- [RAW RECORDS]:
--------------------------------------------------

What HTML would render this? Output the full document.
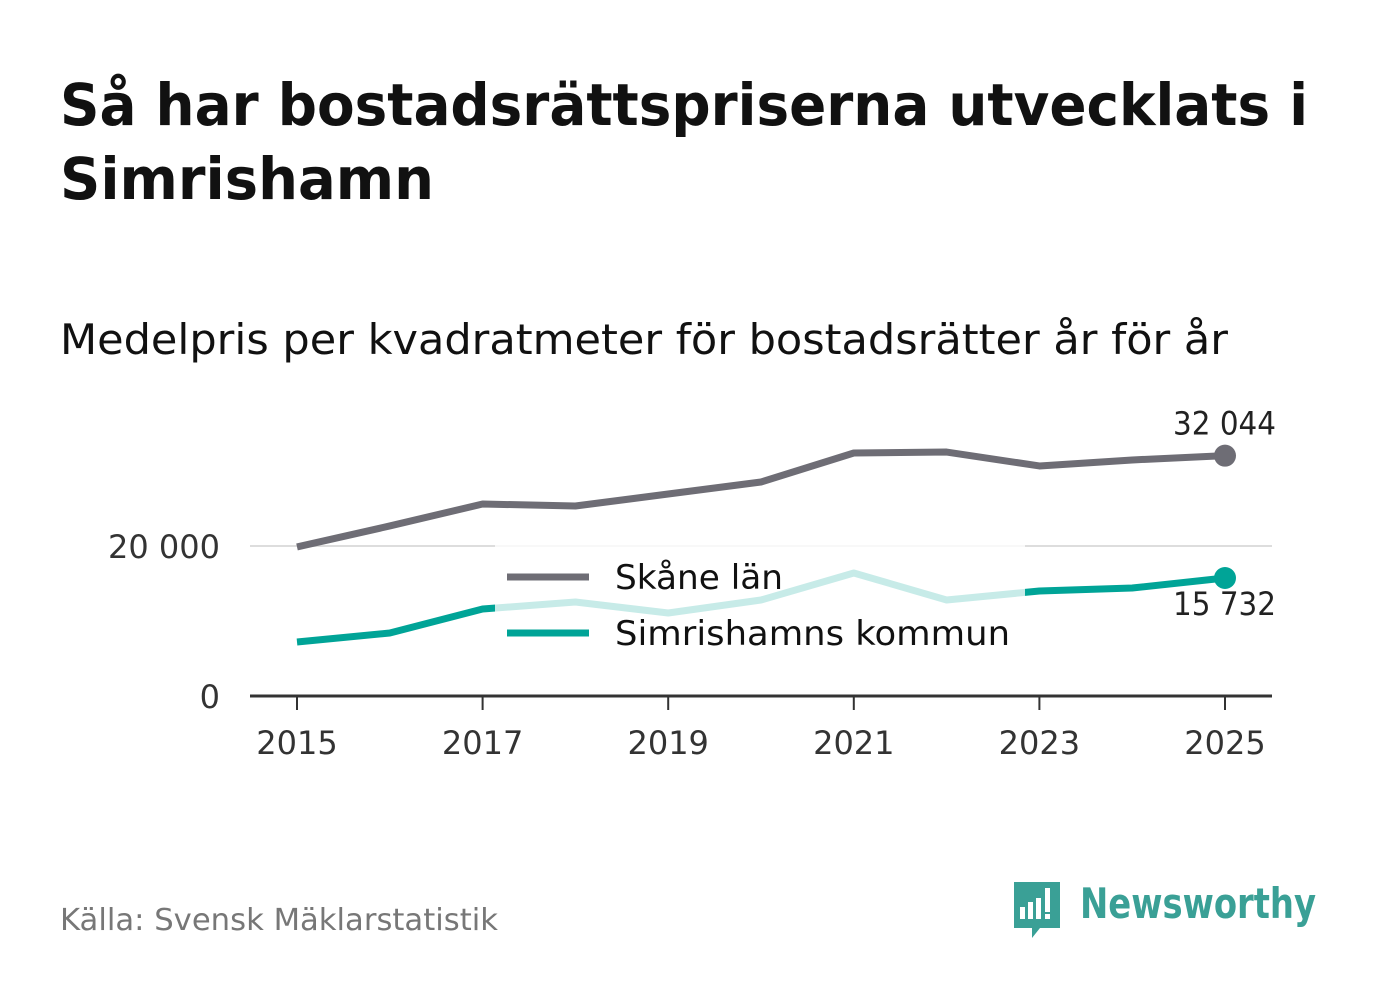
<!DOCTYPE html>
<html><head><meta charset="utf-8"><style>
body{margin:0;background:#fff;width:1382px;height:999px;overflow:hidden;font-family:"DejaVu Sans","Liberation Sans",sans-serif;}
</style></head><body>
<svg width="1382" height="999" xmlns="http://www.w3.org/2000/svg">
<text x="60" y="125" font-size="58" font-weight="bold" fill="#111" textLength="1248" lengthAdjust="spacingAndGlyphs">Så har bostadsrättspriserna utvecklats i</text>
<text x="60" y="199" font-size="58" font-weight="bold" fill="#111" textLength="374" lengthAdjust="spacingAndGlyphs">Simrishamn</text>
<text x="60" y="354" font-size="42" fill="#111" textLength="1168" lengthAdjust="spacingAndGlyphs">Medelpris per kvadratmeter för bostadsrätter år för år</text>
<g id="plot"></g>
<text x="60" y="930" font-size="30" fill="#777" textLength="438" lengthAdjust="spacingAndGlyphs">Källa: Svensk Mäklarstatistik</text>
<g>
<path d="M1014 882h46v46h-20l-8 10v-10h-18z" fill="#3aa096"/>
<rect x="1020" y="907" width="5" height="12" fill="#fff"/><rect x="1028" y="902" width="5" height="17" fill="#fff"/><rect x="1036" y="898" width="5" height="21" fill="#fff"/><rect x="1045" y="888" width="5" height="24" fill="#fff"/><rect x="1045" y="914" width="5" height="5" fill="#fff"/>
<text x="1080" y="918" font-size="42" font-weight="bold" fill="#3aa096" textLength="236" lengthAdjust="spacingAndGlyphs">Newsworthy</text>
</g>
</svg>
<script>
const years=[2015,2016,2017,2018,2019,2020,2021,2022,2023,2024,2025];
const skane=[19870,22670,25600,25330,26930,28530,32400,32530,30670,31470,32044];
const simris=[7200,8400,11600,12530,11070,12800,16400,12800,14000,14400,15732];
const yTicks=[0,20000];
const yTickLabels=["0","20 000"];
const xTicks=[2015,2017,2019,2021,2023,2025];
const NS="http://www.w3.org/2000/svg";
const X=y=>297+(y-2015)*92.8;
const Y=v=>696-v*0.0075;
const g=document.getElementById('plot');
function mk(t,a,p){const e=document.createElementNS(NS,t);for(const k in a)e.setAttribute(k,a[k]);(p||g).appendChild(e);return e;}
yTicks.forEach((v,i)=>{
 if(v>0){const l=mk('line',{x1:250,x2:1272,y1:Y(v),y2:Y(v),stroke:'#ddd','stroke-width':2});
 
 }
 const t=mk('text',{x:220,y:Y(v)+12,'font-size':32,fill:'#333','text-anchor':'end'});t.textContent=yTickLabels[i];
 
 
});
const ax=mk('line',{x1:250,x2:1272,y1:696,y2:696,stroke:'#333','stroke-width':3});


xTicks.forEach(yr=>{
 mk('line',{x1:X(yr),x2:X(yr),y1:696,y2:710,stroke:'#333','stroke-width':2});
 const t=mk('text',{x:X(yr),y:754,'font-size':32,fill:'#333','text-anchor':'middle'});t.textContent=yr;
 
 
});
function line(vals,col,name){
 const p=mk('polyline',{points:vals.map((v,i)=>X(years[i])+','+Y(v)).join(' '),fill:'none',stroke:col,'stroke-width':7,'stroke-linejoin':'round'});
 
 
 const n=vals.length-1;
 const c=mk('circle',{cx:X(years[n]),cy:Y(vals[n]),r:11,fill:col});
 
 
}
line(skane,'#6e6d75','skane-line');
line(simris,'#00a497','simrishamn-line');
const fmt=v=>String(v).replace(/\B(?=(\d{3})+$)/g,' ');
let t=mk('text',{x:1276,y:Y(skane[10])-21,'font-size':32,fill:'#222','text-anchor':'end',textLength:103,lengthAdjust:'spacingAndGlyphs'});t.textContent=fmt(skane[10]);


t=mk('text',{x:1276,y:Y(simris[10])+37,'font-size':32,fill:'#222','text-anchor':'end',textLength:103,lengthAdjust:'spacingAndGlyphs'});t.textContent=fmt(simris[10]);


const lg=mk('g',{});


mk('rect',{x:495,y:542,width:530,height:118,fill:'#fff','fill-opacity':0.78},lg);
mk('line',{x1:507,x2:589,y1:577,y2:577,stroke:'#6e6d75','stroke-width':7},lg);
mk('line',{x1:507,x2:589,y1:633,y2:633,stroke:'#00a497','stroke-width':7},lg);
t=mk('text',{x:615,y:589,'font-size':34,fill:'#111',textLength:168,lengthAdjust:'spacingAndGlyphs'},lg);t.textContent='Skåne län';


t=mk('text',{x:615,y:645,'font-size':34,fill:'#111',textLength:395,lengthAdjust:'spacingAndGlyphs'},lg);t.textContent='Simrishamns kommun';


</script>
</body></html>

--------------------------------------------------

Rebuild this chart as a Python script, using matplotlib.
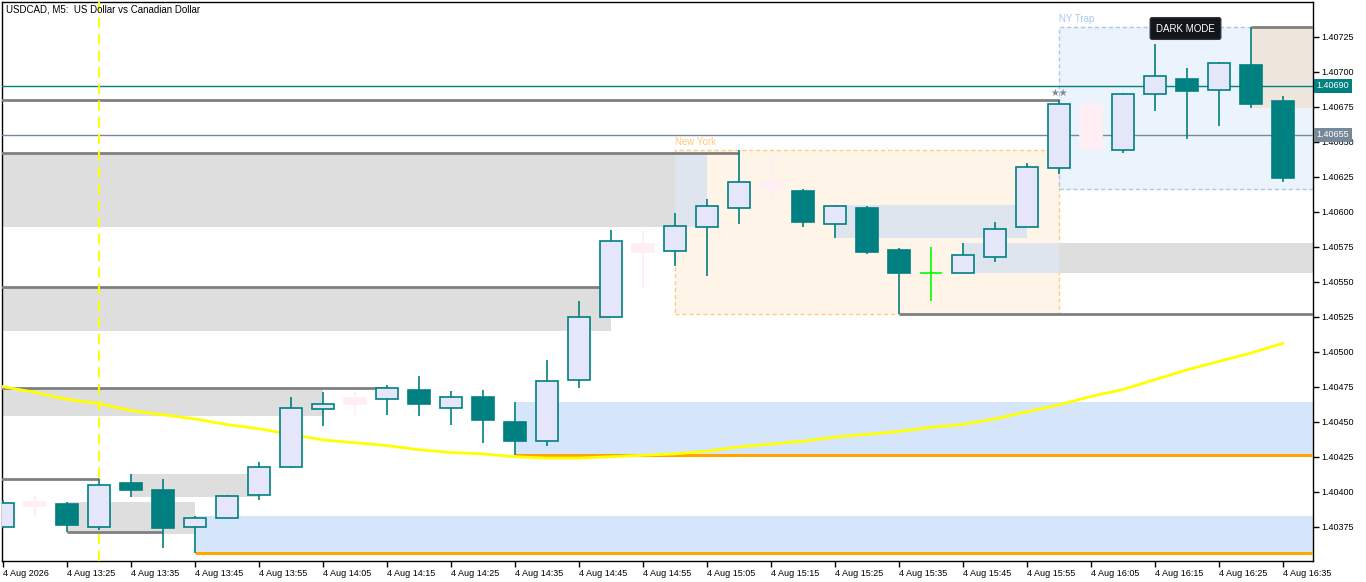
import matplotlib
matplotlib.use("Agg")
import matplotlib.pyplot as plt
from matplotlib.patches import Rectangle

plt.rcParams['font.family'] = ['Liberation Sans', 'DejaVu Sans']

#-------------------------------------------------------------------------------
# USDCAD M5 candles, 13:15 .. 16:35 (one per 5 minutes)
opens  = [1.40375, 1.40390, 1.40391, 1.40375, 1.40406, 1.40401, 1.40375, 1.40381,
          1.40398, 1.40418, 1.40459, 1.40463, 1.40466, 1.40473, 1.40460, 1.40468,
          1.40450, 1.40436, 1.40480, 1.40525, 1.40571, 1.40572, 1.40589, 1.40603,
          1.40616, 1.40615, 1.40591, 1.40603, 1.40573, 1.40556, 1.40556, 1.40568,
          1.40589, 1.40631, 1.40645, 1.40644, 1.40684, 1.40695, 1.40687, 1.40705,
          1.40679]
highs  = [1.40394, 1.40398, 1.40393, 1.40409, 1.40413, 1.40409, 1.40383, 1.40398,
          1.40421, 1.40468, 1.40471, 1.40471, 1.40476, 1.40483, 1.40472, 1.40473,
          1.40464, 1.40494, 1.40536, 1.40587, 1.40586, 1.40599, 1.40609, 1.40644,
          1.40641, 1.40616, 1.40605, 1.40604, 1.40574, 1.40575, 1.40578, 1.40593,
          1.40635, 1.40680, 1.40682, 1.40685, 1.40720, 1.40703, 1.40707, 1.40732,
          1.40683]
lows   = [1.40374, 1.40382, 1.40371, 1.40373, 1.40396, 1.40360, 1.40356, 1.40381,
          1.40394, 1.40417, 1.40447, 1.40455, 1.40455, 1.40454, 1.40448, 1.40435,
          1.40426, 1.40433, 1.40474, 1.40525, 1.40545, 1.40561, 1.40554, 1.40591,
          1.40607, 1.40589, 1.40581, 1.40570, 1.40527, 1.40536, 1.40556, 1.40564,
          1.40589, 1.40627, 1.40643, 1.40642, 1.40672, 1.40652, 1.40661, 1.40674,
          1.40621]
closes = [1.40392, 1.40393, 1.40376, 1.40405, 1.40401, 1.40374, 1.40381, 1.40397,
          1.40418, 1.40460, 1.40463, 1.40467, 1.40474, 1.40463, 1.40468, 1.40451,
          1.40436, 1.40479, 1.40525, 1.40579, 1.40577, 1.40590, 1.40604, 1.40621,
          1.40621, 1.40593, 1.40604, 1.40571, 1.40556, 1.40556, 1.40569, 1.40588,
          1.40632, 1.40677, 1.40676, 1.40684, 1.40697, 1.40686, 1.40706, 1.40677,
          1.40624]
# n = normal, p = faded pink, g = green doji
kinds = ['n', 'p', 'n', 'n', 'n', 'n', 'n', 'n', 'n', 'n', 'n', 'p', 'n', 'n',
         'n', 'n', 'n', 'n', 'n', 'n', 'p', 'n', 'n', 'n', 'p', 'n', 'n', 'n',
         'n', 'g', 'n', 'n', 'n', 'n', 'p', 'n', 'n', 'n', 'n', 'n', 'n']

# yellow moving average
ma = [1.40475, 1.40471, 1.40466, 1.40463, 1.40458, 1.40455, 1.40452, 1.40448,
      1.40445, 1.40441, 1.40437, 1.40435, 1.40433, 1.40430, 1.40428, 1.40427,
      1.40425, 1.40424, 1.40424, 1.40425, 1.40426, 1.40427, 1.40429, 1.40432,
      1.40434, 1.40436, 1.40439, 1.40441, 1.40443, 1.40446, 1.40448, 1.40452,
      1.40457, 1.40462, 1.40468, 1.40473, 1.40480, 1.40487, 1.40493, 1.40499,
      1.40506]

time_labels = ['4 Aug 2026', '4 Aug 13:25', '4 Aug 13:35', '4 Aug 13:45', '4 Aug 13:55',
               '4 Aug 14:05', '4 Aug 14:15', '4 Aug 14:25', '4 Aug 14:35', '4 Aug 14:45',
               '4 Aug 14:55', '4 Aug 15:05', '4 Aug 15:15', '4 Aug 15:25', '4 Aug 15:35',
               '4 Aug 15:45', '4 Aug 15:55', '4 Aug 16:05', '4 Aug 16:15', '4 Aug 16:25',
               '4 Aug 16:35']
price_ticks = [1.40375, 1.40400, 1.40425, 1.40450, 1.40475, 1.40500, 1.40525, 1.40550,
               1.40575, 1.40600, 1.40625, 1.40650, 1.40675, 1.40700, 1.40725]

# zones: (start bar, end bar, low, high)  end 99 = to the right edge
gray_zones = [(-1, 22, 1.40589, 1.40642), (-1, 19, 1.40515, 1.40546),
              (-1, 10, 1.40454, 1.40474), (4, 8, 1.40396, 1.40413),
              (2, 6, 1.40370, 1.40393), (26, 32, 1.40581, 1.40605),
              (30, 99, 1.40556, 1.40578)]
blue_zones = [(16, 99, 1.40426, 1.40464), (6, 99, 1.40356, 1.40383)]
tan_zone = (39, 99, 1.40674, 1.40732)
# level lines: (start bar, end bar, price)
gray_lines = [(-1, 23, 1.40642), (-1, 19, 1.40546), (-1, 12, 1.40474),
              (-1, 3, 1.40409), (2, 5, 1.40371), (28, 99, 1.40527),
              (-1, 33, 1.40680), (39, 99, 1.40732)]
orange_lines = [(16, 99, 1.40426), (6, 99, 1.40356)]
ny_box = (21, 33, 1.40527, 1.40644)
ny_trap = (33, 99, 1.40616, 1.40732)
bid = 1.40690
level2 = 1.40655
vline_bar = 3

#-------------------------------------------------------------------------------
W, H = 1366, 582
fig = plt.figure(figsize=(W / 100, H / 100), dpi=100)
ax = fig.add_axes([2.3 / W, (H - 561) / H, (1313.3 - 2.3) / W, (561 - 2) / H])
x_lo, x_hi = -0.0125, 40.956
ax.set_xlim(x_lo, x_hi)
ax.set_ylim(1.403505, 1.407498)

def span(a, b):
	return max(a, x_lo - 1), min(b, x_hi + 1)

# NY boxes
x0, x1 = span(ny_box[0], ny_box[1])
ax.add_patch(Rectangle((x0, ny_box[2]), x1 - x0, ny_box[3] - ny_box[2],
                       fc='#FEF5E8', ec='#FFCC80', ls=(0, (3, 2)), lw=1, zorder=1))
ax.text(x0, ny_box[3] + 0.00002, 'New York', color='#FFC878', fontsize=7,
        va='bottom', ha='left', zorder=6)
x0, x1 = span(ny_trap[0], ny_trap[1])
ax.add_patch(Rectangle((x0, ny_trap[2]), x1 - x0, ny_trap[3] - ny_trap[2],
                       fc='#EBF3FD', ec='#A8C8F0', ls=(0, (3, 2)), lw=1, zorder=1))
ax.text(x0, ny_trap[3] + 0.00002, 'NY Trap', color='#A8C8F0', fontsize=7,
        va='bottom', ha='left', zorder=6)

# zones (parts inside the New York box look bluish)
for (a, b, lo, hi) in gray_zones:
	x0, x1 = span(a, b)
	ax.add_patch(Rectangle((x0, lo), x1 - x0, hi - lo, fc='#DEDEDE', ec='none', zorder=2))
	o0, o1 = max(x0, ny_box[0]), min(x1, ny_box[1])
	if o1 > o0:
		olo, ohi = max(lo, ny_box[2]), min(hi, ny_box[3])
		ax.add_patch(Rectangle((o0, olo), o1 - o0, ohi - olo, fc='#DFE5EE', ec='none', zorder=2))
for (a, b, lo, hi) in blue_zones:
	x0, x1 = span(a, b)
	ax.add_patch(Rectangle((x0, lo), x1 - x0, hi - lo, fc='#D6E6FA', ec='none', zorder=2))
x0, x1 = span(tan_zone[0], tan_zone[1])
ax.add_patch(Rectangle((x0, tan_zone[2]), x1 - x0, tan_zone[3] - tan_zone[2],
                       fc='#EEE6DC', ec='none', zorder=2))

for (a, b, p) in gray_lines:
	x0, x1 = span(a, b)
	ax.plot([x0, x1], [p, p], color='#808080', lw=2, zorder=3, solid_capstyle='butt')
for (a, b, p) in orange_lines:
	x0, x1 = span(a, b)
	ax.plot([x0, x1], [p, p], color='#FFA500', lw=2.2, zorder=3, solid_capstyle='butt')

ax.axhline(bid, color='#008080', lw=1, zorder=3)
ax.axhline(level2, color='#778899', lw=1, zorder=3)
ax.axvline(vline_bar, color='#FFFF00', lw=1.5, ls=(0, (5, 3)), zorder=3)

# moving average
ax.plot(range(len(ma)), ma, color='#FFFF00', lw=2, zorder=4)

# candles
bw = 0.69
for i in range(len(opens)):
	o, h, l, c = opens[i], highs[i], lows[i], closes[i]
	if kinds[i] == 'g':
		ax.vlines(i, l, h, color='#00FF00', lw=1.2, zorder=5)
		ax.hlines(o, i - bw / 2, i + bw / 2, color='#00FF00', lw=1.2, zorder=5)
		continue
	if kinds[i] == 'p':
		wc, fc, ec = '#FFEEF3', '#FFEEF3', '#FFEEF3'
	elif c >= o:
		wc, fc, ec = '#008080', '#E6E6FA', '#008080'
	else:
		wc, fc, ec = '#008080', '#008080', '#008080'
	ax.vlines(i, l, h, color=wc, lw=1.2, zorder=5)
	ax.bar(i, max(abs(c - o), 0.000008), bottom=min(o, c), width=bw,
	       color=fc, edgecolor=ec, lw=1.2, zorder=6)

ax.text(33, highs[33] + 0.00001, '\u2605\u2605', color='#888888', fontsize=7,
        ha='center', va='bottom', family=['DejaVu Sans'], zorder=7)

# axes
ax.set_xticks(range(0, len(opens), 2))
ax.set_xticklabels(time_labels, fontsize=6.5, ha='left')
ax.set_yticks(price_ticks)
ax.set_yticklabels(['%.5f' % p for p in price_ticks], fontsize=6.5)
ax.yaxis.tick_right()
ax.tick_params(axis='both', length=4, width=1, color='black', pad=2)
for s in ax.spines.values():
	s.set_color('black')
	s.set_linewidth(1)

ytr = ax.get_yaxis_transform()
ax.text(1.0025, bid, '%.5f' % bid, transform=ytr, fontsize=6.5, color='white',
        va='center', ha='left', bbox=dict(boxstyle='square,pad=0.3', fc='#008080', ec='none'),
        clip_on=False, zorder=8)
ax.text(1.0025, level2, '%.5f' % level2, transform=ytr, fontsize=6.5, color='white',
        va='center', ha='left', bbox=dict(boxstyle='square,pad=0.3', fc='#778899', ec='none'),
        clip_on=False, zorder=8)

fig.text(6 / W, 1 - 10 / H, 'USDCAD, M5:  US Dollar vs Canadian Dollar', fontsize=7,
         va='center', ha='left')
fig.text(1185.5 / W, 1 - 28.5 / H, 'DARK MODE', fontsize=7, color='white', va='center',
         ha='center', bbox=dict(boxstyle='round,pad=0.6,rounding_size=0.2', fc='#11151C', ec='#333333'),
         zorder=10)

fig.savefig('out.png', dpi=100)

--------------------------------------------------

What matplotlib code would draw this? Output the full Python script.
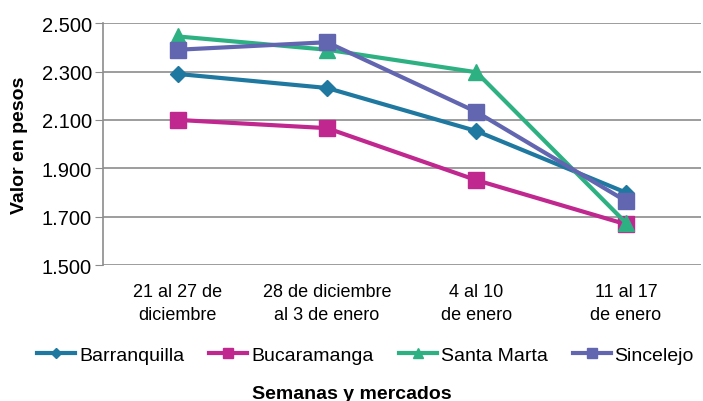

--------------------------------------------------

- [SET EXERCISE]:
Above are records with pictures. Reproduce exactly only the lines from the line with "Rebuild this chart" through the line with "plt.rcParams['font.family'] = ['Liberation", both ends included, and leave the pictures out.

- [COMPLETE ANSWER]:
Rebuild this chart as a Python script, using matplotlib.
import matplotlib
matplotlib.use("Agg")
import matplotlib.pyplot as plt
from matplotlib.patches import Rectangle

plt.rcParams['font.family'] = ['Liberation Sans', 'DejaVu Sans']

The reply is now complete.